Quote every line of the data below as it stands, omitting pictures.

** START OF AVAILABLE DATA **

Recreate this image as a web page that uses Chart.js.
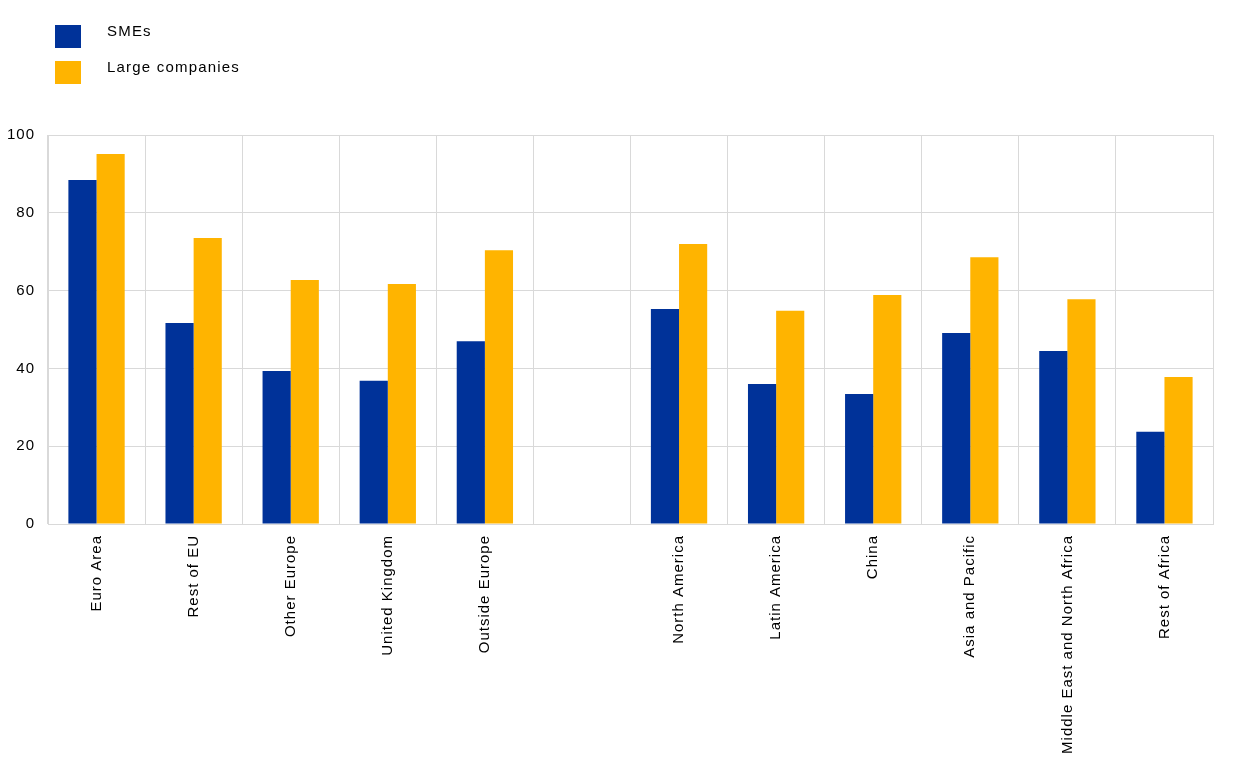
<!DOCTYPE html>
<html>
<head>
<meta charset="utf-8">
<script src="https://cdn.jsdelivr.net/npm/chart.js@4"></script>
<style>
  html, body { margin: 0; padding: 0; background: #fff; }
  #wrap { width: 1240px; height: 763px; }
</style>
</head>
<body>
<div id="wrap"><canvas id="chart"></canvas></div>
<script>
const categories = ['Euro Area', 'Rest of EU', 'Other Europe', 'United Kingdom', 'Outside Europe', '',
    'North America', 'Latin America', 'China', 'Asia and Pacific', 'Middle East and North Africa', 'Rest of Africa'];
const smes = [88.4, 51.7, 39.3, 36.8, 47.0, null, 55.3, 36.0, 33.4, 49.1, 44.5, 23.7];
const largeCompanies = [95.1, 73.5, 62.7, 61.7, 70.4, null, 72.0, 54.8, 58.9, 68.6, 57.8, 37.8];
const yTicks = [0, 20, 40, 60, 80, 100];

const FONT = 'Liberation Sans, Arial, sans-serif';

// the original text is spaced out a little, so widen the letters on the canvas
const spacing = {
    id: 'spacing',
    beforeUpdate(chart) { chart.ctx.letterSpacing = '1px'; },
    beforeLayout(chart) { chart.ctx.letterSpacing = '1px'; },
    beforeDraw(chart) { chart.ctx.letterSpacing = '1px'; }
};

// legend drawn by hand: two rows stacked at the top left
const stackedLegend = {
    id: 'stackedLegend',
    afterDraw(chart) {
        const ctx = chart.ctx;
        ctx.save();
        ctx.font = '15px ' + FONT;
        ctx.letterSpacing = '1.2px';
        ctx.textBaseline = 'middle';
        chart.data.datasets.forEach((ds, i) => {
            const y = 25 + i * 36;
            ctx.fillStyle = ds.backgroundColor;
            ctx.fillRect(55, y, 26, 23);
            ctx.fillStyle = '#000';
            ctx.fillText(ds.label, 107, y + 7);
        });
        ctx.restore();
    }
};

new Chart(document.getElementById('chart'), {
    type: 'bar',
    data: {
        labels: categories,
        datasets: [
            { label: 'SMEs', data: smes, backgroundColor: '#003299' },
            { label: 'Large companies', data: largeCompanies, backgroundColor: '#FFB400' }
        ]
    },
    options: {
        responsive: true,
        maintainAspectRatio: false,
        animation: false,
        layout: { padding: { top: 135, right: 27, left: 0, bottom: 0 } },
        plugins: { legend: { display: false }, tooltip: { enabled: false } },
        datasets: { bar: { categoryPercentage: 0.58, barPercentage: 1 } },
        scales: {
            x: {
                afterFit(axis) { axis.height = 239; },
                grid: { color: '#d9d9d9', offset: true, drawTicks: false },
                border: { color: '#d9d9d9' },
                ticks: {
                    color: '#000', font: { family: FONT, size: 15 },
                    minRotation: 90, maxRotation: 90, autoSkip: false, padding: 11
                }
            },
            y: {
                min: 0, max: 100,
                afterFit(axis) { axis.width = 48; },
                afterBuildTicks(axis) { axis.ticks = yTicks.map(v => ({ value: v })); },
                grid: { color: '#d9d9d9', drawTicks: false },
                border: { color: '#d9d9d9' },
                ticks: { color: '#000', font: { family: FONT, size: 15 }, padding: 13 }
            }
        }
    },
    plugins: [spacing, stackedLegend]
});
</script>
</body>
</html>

** END OF AVAILABLE DATA **

§ THE OUTPUT:
Recreate this image as a web page that uses Chart.js.
<!DOCTYPE html>
<html>
<head>
<meta charset="utf-8">
<script src="https://cdn.jsdelivr.net/npm/chart.js@4"></script>
<style>
  html, body { margin: 0; padding: 0; background: #fff; }
  #wrap { width: 1240px; height: 763px; }
</style>
</head>
<body>
<div id="wrap"><canvas id="chart"></canvas></div>
<script>
const categories = ['Euro Area', 'Rest of EU', 'Other Europe', 'United Kingdom', 'Outside Europe', '',
    'North America', 'Latin America', 'China', 'Asia and Pacific', 'Middle East and North Africa', 'Rest of Africa'];
const smes = [88.4, 51.7, 39.3, 36.8, 47.0, null, 55.3, 36.0, 33.4, 49.1, 44.5, 23.7];
const largeCompanies = [95.1, 73.5, 62.7, 61.7, 70.4, null, 72.0, 54.8, 58.9, 68.6, 57.8, 37.8];
const yTicks = [0, 20, 40, 60, 80, 100];

const FONT = 'Liberation Sans, Arial, sans-serif';

// the original text is spaced out a little, so widen the letters on the canvas
const spacing = {
    id: 'spacing',
    beforeUpdate(chart) { chart.ctx.letterSpacing = '1px'; },
    beforeLayout(chart) { chart.ctx.letterSpacing = '1px'; },
    beforeDraw(chart) { chart.ctx.letterSpacing = '1px'; }
};

// legend drawn by hand: two rows stacked at the top left
const stackedLegend = {
    id: 'stackedLegend',
    afterDraw(chart) {
        const ctx = chart.ctx;
        ctx.save();
        ctx.font = '15px ' + FONT;
        ctx.letterSpacing = '1.2px';
        ctx.textBaseline = 'middle';
        chart.data.datasets.forEach((ds, i) => {
            const y = 25 + i * 36;
            ctx.fillStyle = ds.backgroundColor;
            ctx.fillRect(55, y, 26, 23);
            ctx.fillStyle = '#000';
            ctx.fillText(ds.label, 107, y + 7);
        });
        ctx.restore();
    }
};

new Chart(document.getElementById('chart'), {
    type: 'bar',
    data: {
        labels: categories,
        datasets: [
            { label: 'SMEs', data: smes, backgroundColor: '#003299' },
            { label: 'Large companies', data: largeCompanies, backgroundColor: '#FFB400' }
        ]
    },
    options: {
        responsive: true,
        maintainAspectRatio: false,
        animation: false,
        layout: { padding: { top: 135, right: 27, left: 0, bottom: 0 } },
        plugins: { legend: { display: false }, tooltip: { enabled: false } },
        datasets: { bar: { categoryPercentage: 0.58, barPercentage: 1 } },
        scales: {
            x: {
                afterFit(axis) { axis.height = 239; },
                grid: { color: '#d9d9d9', offset: true, drawTicks: false },
                border: { color: '#d9d9d9' },
                ticks: {
                    color: '#000', font: { family: FONT, size: 15 },
                    minRotation: 90, maxRotation: 90, autoSkip: false, padding: 11
                }
            },
            y: {
                min: 0, max: 100,
                afterFit(axis) { axis.width = 48; },
                afterBuildTicks(axis) { axis.ticks = yTicks.map(v => ({ value: v })); },
                grid: { color: '#d9d9d9', drawTicks: false },
                border: { color: '#d9d9d9' },
                ticks: { color: '#000', font: { family: FONT, size: 15 }, padding: 13 }
            }
        }
    },
    plugins: [spacing, stackedLegend]
});
</script>
</body>
</html>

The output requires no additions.